## Exercise description
Give back exactly the lines from the beginning of the listing below to the line holding "plt.rcParams['font.family'] = ['Liberation", both ends included; the pictures stay out.

▼

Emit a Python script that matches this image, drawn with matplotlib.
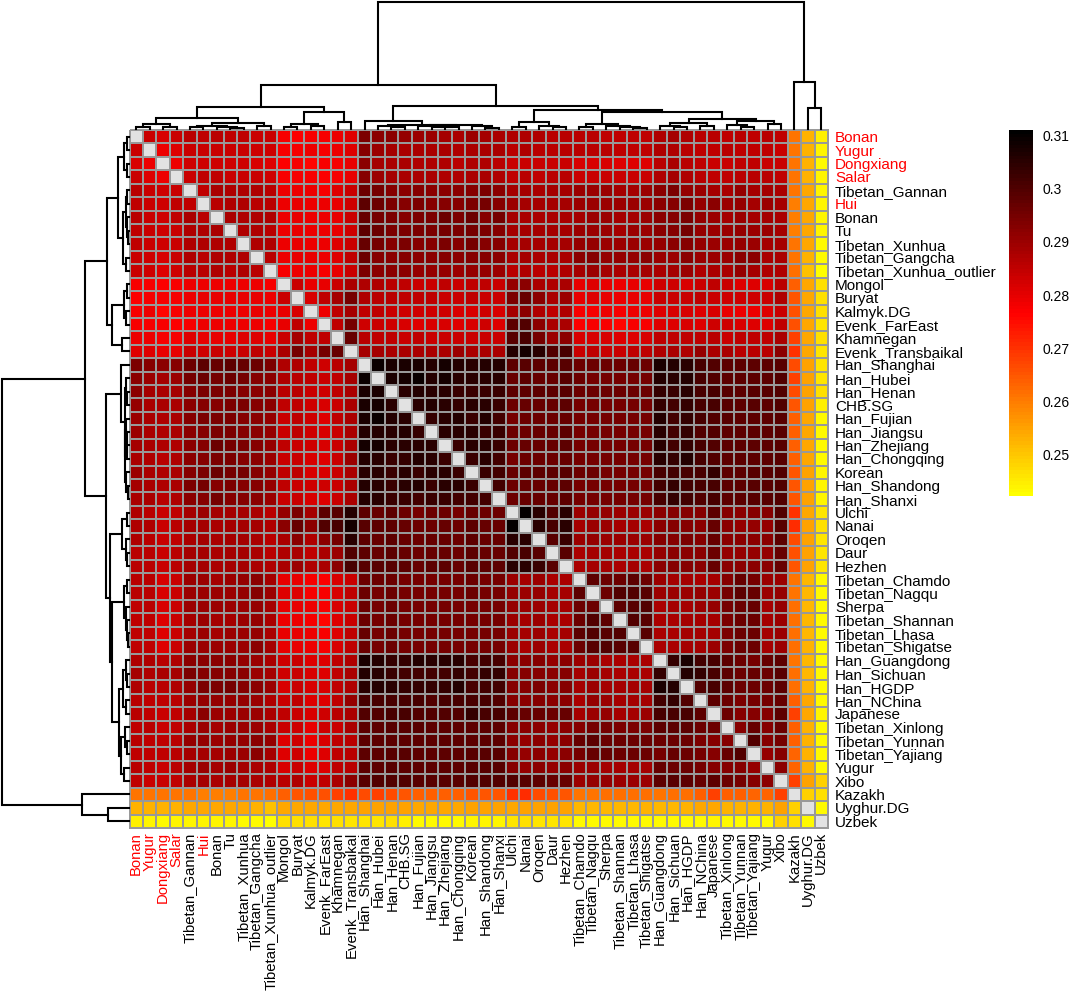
import matplotlib
matplotlib.use('Agg')
from matplotlib import pyplot as plt
from matplotlib.colors import LinearSegmentedColormap
import numpy as np

plt.rcParams['font.family'] = ['Liberation Sans', 'DejaVu Sans']

labels = ['Bonan', 'Yugur', 'Dongxiang', 'Salar', 'Tibetan_Gannan', 'Hui', 'Bonan', 'Tu',
          'Tibetan_Xunhua', 'Tibetan_Gangcha', 'Tibetan_Xunhua_outlier', 'Mongol', 'Buryat',
          'Kalmyk.DG', 'Evenk_FarEast', 'Khamnegan', 'Evenk_Transbaikal', 'Han_Shanghai',
          'Han_Hubei', 'Han_Henan', 'CHB.SG', 'Han_Fujian', 'Han_Jiangsu', 'Han_Zhejiang',
          'Han_Chongqing', 'Korean', 'Han_Shandong', 'Han_Shanxi', 'Ulchi', 'Nanai', 'Oroqen',
          'Daur', 'Hezhen', 'Tibetan_Chamdo', 'Tibetan_Nagqu', 'Sherpa', 'Tibetan_Shannan',
          'Tibetan_Lhasa', 'Tibetan_Shigatse', 'Han_Guangdong', 'Han_Sichuan', 'Han_HGDP',
          'Han_NChina', 'Japanese', 'Tibetan_Xinlong', 'Tibetan_Yunnan', 'Tibetan_Yajiang',
          'Yugur', 'Xibo', 'Kazakh', 'Uyghur.DG', 'Uzbek']
red_labels = [0, 1, 2, 3, 5]

# upper triangle of the matrix, value * 1000, row by row without the diagonal
upper = [
    [284,282,284,286,285,286,285,285,284,284,278,277,278,278,279,281, 294,292,292,291,290,290,289,288,290,289,288, 287,287,287,286,286, 286,286,285,285,285,285, 287,289,287,286, 286,285,286,285,286,285, 261,253,245],
    [279,281,284,284,284,284,284,283,283,278,278,279,278,279,281, 293,290,289,288,288,288,288,287,288,288,288, 286,287,286,286,286, 286,286,286,285,285,285, 287,287,286,285, 285,286,285,285,285,284, 261,253,244],
    [279,283,283,283,283,283,282,281,277,278,276,278,278,280, 292,289,288,288,287,287,287,286,287,287,286, 284,284,284,284,284, 282,282,282,281,281,281, 286,288,286,285, 284,284,285,285,284,284, 261,253,243],
    [284,285,285,284,284,284,283,278,278,278,277,278,280, 293,290,289,288,288,288,287,287,288,288,287, 285,286,285,286,286, 284,284,284,284,284,284, 287,289,287,286, 285,285,286,286,286,285, 261,253,244],
    [285,288,287,287,287,286,279,279,279,278,281,284, 296,295,293,292,293,292,292,292,293,294,292, 289,289,288,289,289, 290,290,290,289,289,290, 292,294,291,290, 289,288,291,289,289,288, 261,254,244],
    [286,287,287,286,286,279,280,279,279,280,283, 298,296,294,293,294,293,293,293,294,295,293, 290,289,289,289,289, 290,290,290,290,290,290, 292,293,294,291, 292,290,291,289,290,289, 260,254,244],
    [288,287,287,287,279,280,279,279,280,284, 297,295,294,293,294,294,296,294,296,293,295, 289,288,288,288,288, 289,290,290,289,289,290, 292,293,294,291, 290,289,290,289,289,288, 260,254,244],
    [287,287,286,279,280,279,279,280,283, 298,296,294,294,294,294,295,294,295,294,293, 289,289,289,289,289, 290,290,290,289,290,290, 292,293,295,291, 290,290,291,290,290,289, 260,254,244],
    [287,287,279,280,279,279,281,284, 297,295,293,294,293,293,294,293,295,293,293, 289,289,289,289,289, 291,291,290,290,290,290, 291,292,293,291, 290,290,291,290,289,289, 261,254,243],
    [286,279,280,280,279,281,285, 296,293,292,293,292,292,293,292,293,293,292, 288,289,288,288,288, 292,293,291,291,291,292, 290,290,292,290, 290,290,292,292,288,288, 261,253,243],
    [278,279,279,278,280,284, 294,292,292,292,291,291,291,290,291,291,290, 286,287,286,286,287, 289,290,289,288,288,289, 288,289,290,287, 288,288,291,289,287,287, 262,251,242],
    [284,280,280,284,288, 287,287,286,285,284,284,285,284,285,285,284, 291,292,288,287,288, 280,281,280,279,280,280, 283,283,282,284, 285,284,281,281,282,286, 264,254,247],
    [282,285,289,295, 287,286,286,285,285,285,284,284,285,284,284, 294,297,292,288,290, 280,281,280,279,280,280, 284,284,284,285, 284,283,283,283,284,287, 265,254,247],
    [279,285,289, 285,285,284,283,283,283,283,282,282,283,282, 289,292,287,285,287, 278,278,279,278,279,279, 281,282,282,281, 282,280,279,279,281,284, 266,254,247],
    [285,295, 283,284,283,282,281,282,282,281,282,283,281, 298,300,292,288,288, 277,278,278,276,278,278, 281,281,282,281, 283,283,282,281,281,285, 266,254,246],
    [297, 286,285,285,284,285,284,284,284,284,284,284, 299,301,295,290,292, 282,282,282,281,281,282, 285,285,285,285, 286,284,285,285,285,288, 268,254,247],
    [289,289,288,288,288,288,288,290,288,288,288, 306,308,305,300,301, 284,285,284,284,285,285, 287,288,287,291, 288,288,286,286,286,292, 270,254,246],
    [309,307,307,307,306,308,306,305,306,306, 298,299,298,298,299, 296,296,296,296,297,296, 307,306,305,301, 300,298,298,298,298,299, 267,255,246],
    [307,308,309,306,308,305,305,305,305, 297,298,297,297,299, 296,295,295,295,295,295, 306,305,306,301, 300,298,298,298,298,300, 268,255,246],
    [305,306,305,305,303,303,303,303, 298,298,298,298,299, 296,296,296,296,296,296, 304,303,305,301, 301,299,298,299,299,300, 267,255,247],
    [305,306,305,304,305,305,303, 296,297,297,297,298, 295,295,295,295,295,295, 304,302,304,301, 301,299,298,299,298,300, 265,255,245],
    [304,305,306,303,306,302, 295,296,296,296,297, 295,295,295,295,295,295, 306,302,304,301, 300,299,298,298,298,299, 264,254,243],
    [305,305,305,303,303, 296,296,297,297,298, 295,295,295,295,295,295, 305,302,304,300, 300,298,298,298,298,299, 264,254,243],
    [303,305,305,303, 296,297,297,297,298, 295,295,295,295,295,295, 305,302,304,301, 300,298,298,298,298,299, 264,254,243],
    [303,305,302, 295,296,296,296,297, 295,295,295,295,295,295, 305,304,306,301, 300,298,298,298,298,299, 264,254,243],
    [303,302, 297,298,298,298,299, 296,296,295,295,295,295, 301,302,301,301, 304,298,298,299,299,300, 265,255,244],
    [302, 296,297,297,297,298, 295,295,295,295,295,295, 302,304,302,301, 301,298,298,299,299,300, 265,255,244],
    [296,297,297,297,298, 295,295,295,295,295,295, 301,304,302,300, 301,298,298,299,299,300, 265,255,244],
    [310,305,300,305, 290,291,291,290,290,290, 292,293,293,293, 298,293,292,293,293,300, 270,254,246],
    [305,301,305, 289,290,290,289,289,288, 292,293,293,292, 297,292,291,291,291,299, 271,255,247],
    [299,303, 290,291,290,290,290,290, 293,293,294,293, 297,292,292,292,292,298, 267,255,246],
    [299, 288,289,289,288,288,288, 291,292,292,292, 296,291,291,291,291,297, 266,255,246],
    [288,289,289,288,289,288, 292,293,293,292, 297,292,292,292,292,297, 265,255,246],
    [298,296,296,298,296, 290,289,289,288, 289,293,297,295,290,290, 261,252,243],
    [296,300,300,299, 290,290,290,291, 290,295,298,297,290,291, 261,252,243],
    [298,299,300, 288,289,289,290, 291,295,296,297,289,291, 262,252,243],
    [300,299, 288,288,289,289, 289,294,296,296,289,290, 262,252,243],
    [299, 288,288,289,289, 289,294,296,296,289,290, 262,252,243],
    [288,288,289,289, 290,294,296,296,289,290, 262,253,243],
    [304,307,302, 301,298,296,295,297,298, 261,252,243],
    [306,304, 301,298,296,297,296,299, 262,252,243],
    [300, 301,298,296,296,296,298, 262,253,243],
    [298,296,294,295,295,297, 264,254,243],
    [296,293,293,293,298, 268,254,244],
    [293,297,293,296, 264,253,243],
    [300,293,295, 264,253,243],
    [291,293, 263,253,243],
    [292, 263,253,243],
    [268,255,249],
    [249,247],
    [243],
]

# dendrogram as (height, left, right), leaves are positions along the axis
tree_a1 = (11.5,
           (5, (2.5, 0, 1), (2.5, 2, 3)),
           (6.5, (3.5, (2, 4, 5), (2.5, 6, (1.5, 7, 8))), (3.5, 9, 10)))
tree_a2 = (17, (5.5, (2, 11, 12), (3.5, 13, 14)), (7.5, 15, 16))
tree_han = (8.5, 17,
            (4.5,
             (3.5, 18, (2, 19, 20)),
             (3.7, (3, 21, (2.5, 22, (1.8, 23, 24))), (2.8, 25, (1.5, 26, 27)))))
tree_north = (7, (1.8, 28, 29), (3.3, 30, (2, 31, 32)))
tree_tib = (5, (2.3, 33, 34), (3.2, 35, (2.5, 36, (1.5, 37, 38))))
tree_rest = (10.5,
             (6, (2.8, 39, (1.6, 40, 41)), (2.8, 42, 43)),
             (8, (3.8, 44, (2, 45, 46)), (5, 47, 48)))
tree = (127,
        (44,
         (22, tree_a1, tree_a2),
         (23.5, tree_han, (19.5, tree_north, (17, tree_tib, tree_rest)))),
        (47.5, 49, (21.5, 50, 51)))

n = len(labels)
mat = np.full((n, n), np.nan)
for i, row in enumerate(upper):
    if len(row) != n - i - 1:
        raise ValueError('row %d has %d values' % (i, len(row)))
    for k, v in enumerate(row):
        mat[i, i + k + 1] = v / 1000.0
        mat[i + k + 1, i] = v / 1000.0

vmin, vmax = 0.2423, 0.311
cmap = LinearSegmentedColormap.from_list('ybk', ['#ffff00', '#ff0000', '#000000'], N=100)
cmap.set_bad('#e2e2e2')

W, H = 1072.0, 993.0
fig = plt.figure(figsize=(W / 100, H / 100), dpi=100)


def px_axes(x0, y0, x1, y1):
    return fig.add_axes([x0 / W, 1 - y1 / H, (x1 - x0) / W, (y1 - y0) / H])


# heatmap
hx0, hy0, hx1, hy1 = 129.5, 130.0, 828.0, 828.0
ax = px_axes(hx0, hy0, hx1, hy1)
mesh = ax.pcolormesh(np.arange(n + 1), np.arange(n + 1), np.ma.masked_invalid(mat), cmap=cmap,
                     vmin=vmin, vmax=vmax, edgecolors='#999999', linewidth=1.1, clip_on=False)
ax.set_xlim(0, n)
ax.set_ylim(n, 0)
ax.set_xticks(np.arange(n) + 0.5)
ax.set_yticks(np.arange(n) + 0.5)
ax.set_xticklabels(labels, rotation=90, fontsize=10.7)
ax.set_yticklabels(labels, fontsize=11)
ax.yaxis.tick_right()
ax.tick_params(length=0)
ax.tick_params(axis='x', pad=3)
ax.tick_params(axis='y', pad=5)
for s in ax.spines.values():
    s.set_visible(False)
for idx in red_labels:
    ax.get_xticklabels()[idx].set_color('#ff0000')
    ax.get_yticklabels()[idx].set_color('#ff0000')


def draw_tree(node, axis, flip):
    # returns centre position and height of a node
    if not isinstance(node, tuple):
        return node + 0.5, 0
    h, left, right = node
    p1, h1 = draw_tree(left, axis, flip)
    p2, h2 = draw_tree(right, axis, flip)
    xs = [p1, p1, p2, p2]
    ys = [h1, h, h, h2]
    if flip:
        axis.plot(ys, xs, color='black', lw=1.5, solid_joinstyle='miter', clip_on=False)
    else:
        axis.plot(xs, ys, color='black', lw=1.5, solid_joinstyle='miter', clip_on=False)
    return (p1 + p2) / 2.0, h


# top tree
ax_top = px_axes(hx0, 0, hx1, 129)
draw_tree(tree, ax_top, False)
ax_top.set_xlim(0, n)
ax_top.set_ylim(0, 129)
ax_top.axis('off')

# left tree
ax_left = px_axes(0, hy0, 129, hy1)
draw_tree(tree, ax_left, True)
ax_left.set_ylim(n, 0)
ax_left.set_xlim(129, 0)
ax_left.axis('off')

# colour bar
ax_bar = px_axes(1009, 130, 1033, 496)
levels = np.linspace(vmax, vmin, 100)[:, None]
ax_bar.imshow(levels, cmap=cmap, vmin=vmin, vmax=vmax, aspect='auto',
              extent=[0, 1, vmin, vmax], interpolation='nearest')
ax_bar.set_xticks([])
ax_bar.yaxis.tick_right()
ax_bar.set_yticks([0.25, 0.26, 0.27, 0.28, 0.29, 0.30, 0.31])
ax_bar.set_yticklabels(['0.25', '0.26', '0.27', '0.28', '0.29', '0.3', '0.31'], fontsize=10)
ax_bar.tick_params(length=0, pad=6.5)
for s in ax_bar.spines.values():
    s.set_visible(False)

plt.savefig('out.png', dpi=100)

▲

## Result
Emit a Python script that matches this image, drawn with matplotlib.
import matplotlib
matplotlib.use('Agg')
from matplotlib import pyplot as plt
from matplotlib.colors import LinearSegmentedColormap
import numpy as np

plt.rcParams['font.family'] = ['Liberation Sans', 'DejaVu Sans']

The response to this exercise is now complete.